Thats why it is so important to RUMINATE when reading about talking serpents, etc., otherwise you will be diverted by ignorance and superstition, as intended by the authors, and miss the entire point of what is being taught about the hard learned lessons of the past that are still very relevant while a direct descendant of that ever elusive talking serpent of old is trying to become a dictator with throngs of his gullible possessions beguiled by his deadly poison are doing his bidding as if it was both a patriotic and religious duty to destroy democracy. Damn. Smarten up!
thanks but I'll stick with the teachings about the text that well predate your personal ideas.
 
No it isn't. It isn't even a non-obvious metaphor for a narcissistic con.
No problem! I just thought that you might want to know that any story that starts with "In the beginning" just like "Once upon a time" and immediately intrudes a crafty talking serpent is a children's story with a sublime teaching essential to a fruitful life that was never written down....

If you don't think and think and keep on thinking about what that teaching is you will never find it


Don't need them but thanks.
Right. No condolences necessary? lol....

You can't admit the obvious which means that either you are dead, or trying to hide something..

Of religious discussion.

No one is to engage in discussion or disputation with men of ill repute; and in the company of froward men everyone is to abstain from talk about (keep hidden) the meaning of the Law.

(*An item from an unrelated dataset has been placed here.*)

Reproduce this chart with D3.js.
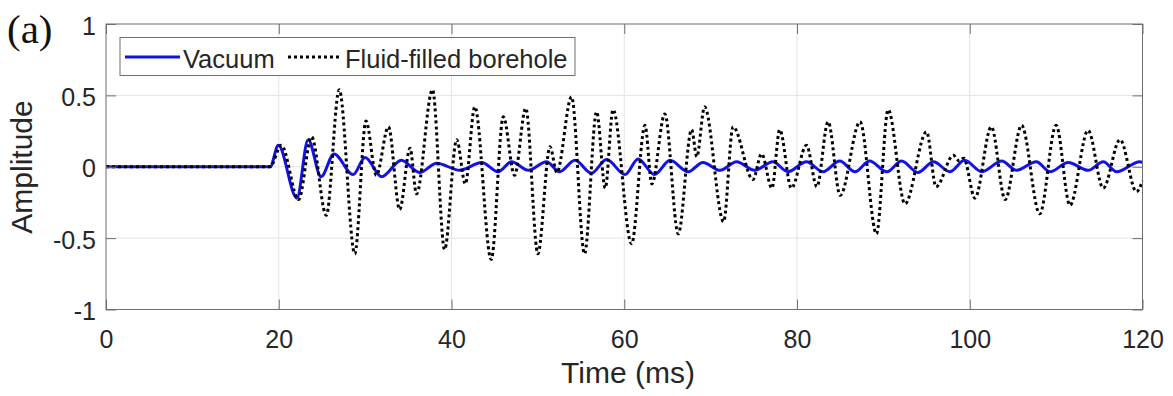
<!DOCTYPE html>
<html><head><meta charset="utf-8">
<script src="https://cdn.jsdelivr.net/npm/d3@7"></script>
<style>body{margin:0;background:#fff}svg{display:block}</style>
</head><body>
<svg id="c" width="1173" height="396"></svg>
<script>
// ---------- data ----------
const xTicks = [0, 20, 40, 60, 80, 100, 120];
const yTicks = [-1, -0.5, 0, 0.5, 1];
const yTickLabels = ["-1", "-0.5", "0", "0.5", "1"];
const seriesNames = ["Vacuum", "Fluid-filled borehole"];

// Vacuum (blue, solid) — turning points
const vacuumTime = [0, 19.0, 19.95, 22.1, 23.4, 24.9, 26.4, 28.6, 30.0, 31.9, 34.2, 36.3, 38.3, 40.95, 43.5, 45.4, 46.95, 48.9, 51.0, 52.5, 54.3, 56.2, 57.95, 60.1, 61.6, 63.5, 65.3, 67.4, 69.1, 71.1, 73.0, 75.1, 77.2, 78.95, 81.1, 83.0, 84.95, 86.7, 88.4, 90.4, 92.1, 94.0, 95.8, 97.7, 99.4, 101.4, 103.7, 105.4, 107.7, 109.3, 111.4, 113.7, 115.45, 117.0, 119.7, 120];
const vacuumAmp  = [0, 0, 0.15, -0.22, 0.19, -0.07, 0.09, -0.055, 0.065, -0.07, 0.045, -0.04, 0.025, -0.025, 0.03, -0.035, 0.035, -0.025, 0.035, -0.035, 0.045, -0.045, 0.05, -0.055, 0.055, -0.055, 0.045, -0.035, 0.03, -0.025, 0.035, -0.025, 0.035, -0.035, 0.035, -0.035, 0.04, -0.035, 0.04, -0.035, 0.04, -0.04, 0.035, -0.035, 0.045, -0.035, 0.04, -0.025, 0.035, -0.035, 0.03, -0.025, 0.035, -0.035, 0.035, 0.03];

// Fluid-filled borehole (black, dotted)
const boreholeTime = [0, 19.0, 20.3, 22.3, 23.8, 25.5, 27.0, 28.8, 30.1, 31.3, 32.7, 34.0, 35.2, 35.95, 37.8, 39.2, 40.6, 41.6, 42.7, 44.6, 46.0, 47.3, 48.6, 50.0, 51.4, 52.2, 53.9, 55.4, 56.8, 57.8, 58.7, 60.85, 62.4, 63.2, 64.7, 66.25, 67.8, 68.4, 69.3, 71.5, 72.6, 74.9, 75.9, 77.1, 78.0, 79.35, 81.1, 82.3, 83.6, 85.0, 87.3, 89.2, 90.55, 92.5, 95.0, 96.1, 98.1, 98.8, 99.3, 100.6, 102.5, 104.1, 106.0, 108.1, 110.0, 111.6, 113.7, 115.45, 117.4, 119.3, 120];
const boreholeAmp  = [0, 0, 0.15, -0.23, 0.21, -0.34, 0.54, -0.61, 0.32, -0.06, 0.28, -0.30, 0.13, -0.19, 0.54, -0.58, 0.19, -0.12, 0.42, -0.65, 0.35, -0.06, 0.41, -0.61, 0.14, -0.04, 0.49, -0.61, 0.385, -0.15, 0.40, -0.54, 0.29, -0.12, 0.37, -0.47, 0.26, 0.07, 0.42, -0.385, 0.28, -0.09, 0.09, -0.15, 0.26, -0.15, 0.15, -0.14, 0.315, -0.2, 0.315, -0.47, 0.40, -0.26, 0.245, -0.14, 0.08, 0.04, 0.06, -0.22, 0.28, -0.23, 0.29, -0.33, 0.29, -0.27, 0.255, -0.15, 0.19, -0.175, -0.1];

// ---------- layout ----------
const svg = d3.select("#c");
const L = 106, R = 1142.5, T = 24, B = 309.5;
const x = d3.scaleLinear().domain([0, 120]).range([L, R]);
const y = d3.scaleLinear().domain([-1, 1]).range([B, T]);
const axisCol = "#6e6e6e", textCol = "#262626";
const font = "'Liberation Sans', Arial, Helvetica, sans-serif";

// grid
const g = svg.append("g");
g.selectAll(".gx").data(xTicks.slice(1, -1)).join("line")
  .attr("x1", d => x(d)).attr("x2", d => x(d)).attr("y1", T).attr("y2", B)
  .attr("stroke", "#e3e3e3").attr("stroke-width", 1);
g.selectAll(".gy").data(yTicks.slice(1, -1)).join("line")
  .attr("y1", d => y(d)).attr("y2", d => y(d)).attr("x1", L).attr("x2", R)
  .attr("stroke", "#e3e3e3").attr("stroke-width", 1);

// series
const pts = (ts, vs) => ts.map((t, i) => [t, vs[i]]);
const line = d3.line().x(d => x(d[0])).y(d => y(d[1])).curve(d3.curveMonotoneX);
svg.append("path").datum(pts(vacuumTime, vacuumAmp))
  .attr("d", line).attr("fill", "none").attr("stroke", "#1212e6").attr("stroke-width", 3);
svg.append("path").datum(pts(boreholeTime, boreholeAmp))
  .attr("d", line).attr("fill", "none").attr("stroke", "#000").attr("stroke-width", 3)
  .attr("stroke-dasharray", "3,3");

// axes
function styleAxis(sel) {
  sel.select(".domain").remove();
  sel.selectAll(".tick line").attr("stroke", axisCol);
  sel.selectAll(".tick text").attr("fill", textCol).style("font-family", font).style("font-size", "25px");
}
const xa = svg.append("g").attr("transform", `translate(0,${B})`)
  .call(d3.axisBottom(x).tickValues(xTicks).tickFormat(d3.format("d")).tickSizeInner(-10).tickSizeOuter(0).tickPadding(21));
styleAxis(xa);
const xt = svg.append("g").attr("transform", `translate(0,${T})`)
  .call(d3.axisTop(x).tickValues(xTicks).tickFormat("").tickSizeInner(-10).tickSizeOuter(0));
styleAxis(xt);
const ya = svg.append("g").attr("transform", `translate(${L},0)`)
  .call(d3.axisLeft(y).tickValues(yTicks).tickFormat((d, i) => yTickLabels[i]).tickSizeInner(-10).tickSizeOuter(0).tickPadding(10));
styleAxis(ya);
ya.selectAll(".tick text").attr("dy", "0.4em");
const yr = svg.append("g").attr("transform", `translate(${R},0)`)
  .call(d3.axisRight(y).tickValues(yTicks).tickFormat("").tickSizeInner(-10).tickSizeOuter(0));
styleAxis(yr);

// frame
svg.append("rect").attr("x", L).attr("y", T).attr("width", R - L).attr("height", B - T)
  .attr("fill", "none").attr("stroke", axisCol).attr("stroke-width", 1);

// axis labels
svg.append("text").attr("x", 628).attr("y", 383).attr("text-anchor", "middle")
  .attr("fill", textCol).style("font-family", font).style("font-size", "30px").text("Time (ms)");
svg.append("text").attr("transform", "translate(32,167) rotate(-90)").attr("text-anchor", "middle")
  .attr("fill", textCol).style("font-family", font).style("font-size", "30px").text("Amplitude");

// panel tag
svg.append("text").attr("x", 7).attr("y", 43).attr("fill", "#111")
  .style("font-family", "'Liberation Serif', 'Times New Roman', serif").style("font-size", "41px").text("(a)");

// legend
const lg = svg.append("g");
lg.append("rect").attr("x", 120).attr("y", 37.5).attr("width", 455).attr("height", 38)
  .attr("fill", "#fff").attr("stroke", axisCol).attr("stroke-width", 1);
lg.append("line").attr("x1", 125).attr("x2", 180).attr("y1", 57).attr("y2", 57)
  .attr("stroke", "#1212e6").attr("stroke-width", 3);
lg.append("text").attr("x", 183).attr("y", 67.5).attr("fill", textCol)
  .style("font-family", font).style("font-size", "25.5px").text(seriesNames[0]);
lg.append("line").attr("x1", 288).attr("x2", 339).attr("y1", 57).attr("y2", 57)
  .attr("stroke", "#000").attr("stroke-width", 3).attr("stroke-dasharray", "3,3");
lg.append("text").attr("x", 345).attr("y", 67.5).attr("fill", textCol)
  .style("font-family", font).style("font-size", "25.5px").text(seriesNames[1]);
</script>
</body></html>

Dead Sea scrolls, manual of discipline.

Oi. Some things never change!

I hate to break the news to you, but the cats already out of the bag! And it can't be undone!

;)
 
No problem! I just thought that you might want to know that any story that starts with "In the beginning" just like "Once upon a time" and immediately intrudes a crafty talking serpent is a children's story with a sublime teaching essential to a fruitful life that was never written down....
You can call it a children's story if that makes you feel better. The text begins with breisheet which is not "once upon a time".
If you don't think and think and keep on thinking about what that teaching is you will never find it
If you study the text and really learn its meanings, you will see that your conclusions are imamture at best, uninformed more likely.
You can't admit the obvious which means that either you are dead, or trying to hide something..
You can't accept that your personal interpretation isn't obvious or particularly convincing so you try to guess my motives. I'm currently neither dead, nor hiding anything.